In a way every improviser’s story is a refraction of their personal experience. Cornetist and composer Eric Boeren’s begins in the brass band in the Netherlands’ far south—where folks speak their own dialect—grooving on the horns’ interplay and massed power. After he came to Amsterdam to study, he learned other communal dialects, as free improviser and as a member of (among other bands) the Peru-to-Madagascar-to-Ellington co-op Available Jelly, Sean Bergin’s South African-influenced M.O.B., new music composers Guus Janssen’s and Paul Termos’s improvising groups, and Michiel Braam’s orchestra Bik Bent Braam, with its musical mobiles.From the mid-1990s Eric has helped organize weekly improvisers’ series in Amsterdam (currently at community center Zaal 100, Tuesdays), where he began his own investigations into Ornette Coleman’s compositional and improvisational methods—Ornette’s way of tweaking forms and inventing new material on the fly. That led to the Eric Boeren 4tet with Michael Moore on reeds, Wilbert de Joode on bass and Han Bennink on drums, a band that mixes Coleman’s themes and Boeren’s contrasting numbers in freewheeling suites. (Their CDs are on BVHaast and Clean Feed.) With that band’s frequent presence at international festivals, Eric’s circle has grown; witness his Boerenbond, with New York’s Peter Evans on trumpet. Berlin’s Tobias Delius on tenor saxophone and Chicago’s Jason Adasiewicz on vibes. Eric’s compositions and musical games are designed to facilitate focused collective improvisations.

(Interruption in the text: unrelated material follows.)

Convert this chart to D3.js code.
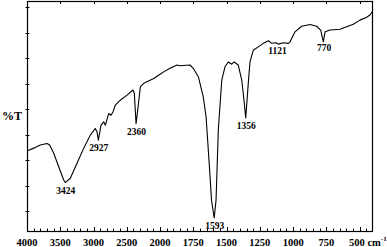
<!DOCTYPE html>
<html>
<head>
<meta charset="utf-8">
<script src="https://cdn.jsdelivr.net/npm/d3@7"></script>
<style>
  body { margin: 0; background: #fff; }
  text { font-family: "Liberation Serif", "Times New Roman", serif; font-weight: bold; fill: #000; }
</style>
</head>
<body>
<script>
// data
const wavenumbers = [4000, 3899, 3800, 3699, 3659, 3598, 3523, 3448, 3424, 3349,
  3248, 3147, 3048, 2973, 2947, 2927, 2887, 2846, 2822, 2771,
  2737, 2707, 2672, 2597, 2496, 2406, 2386, 2360, 2335, 2296,
  2245, 2094, 2000, 1972, 1925, 1872, 1850, 1775, 1750, 1712,
  1675, 1654, 1632, 1613, 1593, 1579, 1562, 1536, 1512, 1487,
  1461, 1444, 1412, 1386, 1369, 1356, 1337, 1324, 1299, 1262,
  1224, 1186, 1161, 1129, 1111, 1074, 1036, 1023, 986, 936,
  873, 823, 793, 773, 760, 723, 648, 598, 548, 498,
  448, 423, 406];
const transmittance = [33.6, 34.7, 35.9, 36.5, 35.9, 32.7, 27.4, 22.2, 21.2, 22.9,
  28.8, 34.7, 39.8, 42.4, 41.1, 37.8, 43.7, 45.0, 43.7, 48.3,
  47.6, 48.9, 51.6, 53.5, 55.5, 57.5, 56.2, 44.3, 49.6, 58.7,
  60.1, 62.0, 63.7, 64.6, 66.0, 67.3, 67.0, 67.3, 66.0, 62.7,
  54.8, 47.0, 30.0, 14.3, 7.3, 14.3, 41.8, 61.4, 66.6, 68.5,
  67.6, 68.5, 67.3, 61.4, 53.5, 46.5, 60.1, 68.5, 73.1, 74.4,
  75.8, 76.8, 75.8, 76.0, 75.5, 76.0, 75.8, 76.4, 80.3, 82.5,
  83.2, 82.5, 81.0, 76.4, 80.3, 81.0, 81.3, 82.3, 83.3, 84.9,
  86.0, 86.9, 88.2];

const peakLabels = ["3424", "2927", "2360", "1593", "1356", "1121", "770"];
const peakWavenumbers = [3424, 2927, 2360, 1593, 1356, 1121, 770];

const xTickValues = [4000, 3500, 3000, 2500, 2000, 1750, 1500, 1250, 1000, 750, 500];
const yTickValues = [10, 20, 30, 40, 50, 60, 70, 80, 90];

// layout
const W = 387, H = 247;
const plot = { left: 27, right: 373, top: 1, bottom: 231 };

const svg = d3.select('body').append('svg')
  .attr('width', W)
  .attr('height', H);

// split wavenumber axis (compressed above 2000)
const x = d3.scaleLinear()
  .domain([4000, 2000, 400])
  .range([plot.left, 160, plot.right]);

const y = d3.scaleLinear()
  .domain([2.2, 92.4])
  .range([plot.bottom, plot.top]);

// minor ticks: every 100 above 2000, every 50 below
const minorTicks = d3.range(4000, 2000, -100).concat(d3.range(2000, 400, -50));

const frame = svg.append('g');

frame.append('rect')
  .attr('x', plot.left + 0.5)
  .attr('y', plot.top + 0.5)
  .attr('width', plot.right - plot.left - 1)
  .attr('height', plot.bottom - plot.top)
  .attr('fill', 'none')
  .attr('stroke', '#000')
  .attr('stroke-width', 1.2);

// bottom minor ticks
frame.selectAll('.minor')
  .data(minorTicks)
  .enter().append('line')
  .attr('x1', d => Math.round(x(d)) + 0.5)
  .attr('x2', d => Math.round(x(d)) + 0.5)
  .attr('y1', plot.bottom)
  .attr('y2', plot.bottom - 2.5)
  .attr('stroke', '#000');

// bottom and top major ticks
frame.selectAll('.major')
  .data(xTickValues)
  .enter().append('line')
  .attr('x1', d => Math.round(x(d)) + 0.5)
  .attr('x2', d => Math.round(x(d)) + 0.5)
  .attr('y1', plot.bottom)
  .attr('y2', plot.bottom - 4)
  .attr('stroke', '#000');

frame.selectAll('.topTick')
  .data(xTickValues.slice(1))
  .enter().append('line')
  .attr('x1', d => Math.round(x(d)) + 0.5)
  .attr('x2', d => Math.round(x(d)) + 0.5)
  .attr('y1', plot.top)
  .attr('y2', plot.top + 3)
  .attr('stroke', '#000');

// left ticks cross the axis
frame.selectAll('.yTick')
  .data(yTickValues)
  .enter().append('line')
  .attr('x1', plot.left - 1.5)
  .attr('x2', plot.left + 2.5)
  .attr('y1', d => Math.round(y(d)) + 0.5)
  .attr('y2', d => Math.round(y(d)) + 0.5)
  .attr('stroke', '#000');

// tick labels
svg.selectAll('.xLabel')
  .data(xTickValues.slice(0, -1))
  .enter().append('text')
  .attr('x', d => x(d))
  .attr('y', 246)
  .attr('text-anchor', 'middle')
  .style('font-size', '10.5px')
  .text(d => d);

const unit = svg.append('text')
  .attr('x', 349)
  .attr('y', 246)
  .style('font-size', '10.5px')
  .text(xTickValues[xTickValues.length - 1] + ' cm');
unit.append('tspan')
  .attr('dy', -5)
  .style('font-size', '7px')
  .text('-1');

svg.append('text')
  .attr('x', 2)
  .attr('y', 120)
  .style('font-size', '12px')
  .text('%T');

// spectrum
const points = wavenumbers.map((w, i) => [w, transmittance[i]]);

svg.append('path')
  .datum(points)
  .attr('fill', 'none')
  .attr('stroke', '#000')
  .attr('stroke-width', 1.1)
  .attr('stroke-linejoin', 'round')
  .attr('d', d3.line()
    .x(d => x(d[0]))
    .y(d => y(d[1])));

// peak labels sit just below the curve
const tAt = w => {
  const i = wavenumbers.findIndex(v => v <= w);
  if (i <= 0) return transmittance[Math.max(i, 0)];
  const w0 = wavenumbers[i - 1], w1 = wavenumbers[i];
  const t = (w0 - w) / (w0 - w1);
  return transmittance[i - 1] + t * (transmittance[i] - transmittance[i - 1]);
};

svg.selectAll('.peak')
  .data(peakLabels)
  .enter().append('text')
  .attr('x', (d, i) => x(peakWavenumbers[i]) + 0.5)
  .attr('y', (d, i) => Math.min(y(tAt(peakWavenumbers[i])) + 11, 228.5))
  .attr('text-anchor', 'middle')
  .style('font-size', '9.5px')
  .text(d => d);
</script>
</body>
</html>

Boeren has likened every new language he’s learned, in his journey from Brabant village to Amsterdam to the global stage, to another new door opening, onto new vocabularies and syntactical possibilities. His musical trajectory shows the same progression: Boeren keeps opening doors, for the fresh views. He also leads the HO&I (Hot and Improvised), with the contrasting electric guitars of Franky Douglas and Paul Pallesen, plus Julius Peter Nitsch’s electric bass and Tijn Jans’s drums. Boeren’s and Douglas’s compositions mix free funk with Caribbean, Latin American and South African beats. Different companions, a different emphasis—but with every voice contributing to a spontaneous conversation.
Eric says: “I am very fond of collective improvisation—where music in the background can move to the front, and foreground music can be used as a background, and several musical ideas can co-exist in multiple layers. Improvisation to me is about adjusting musical ideas on the spot. A band is a team, and I want to be a team player. One of the most difficult aspects of collective improvising is to hear other musicians developing melodic ideas in a different direction then I was working on at the moment. The challenge is to bring all of this information together in a way that makes sense!”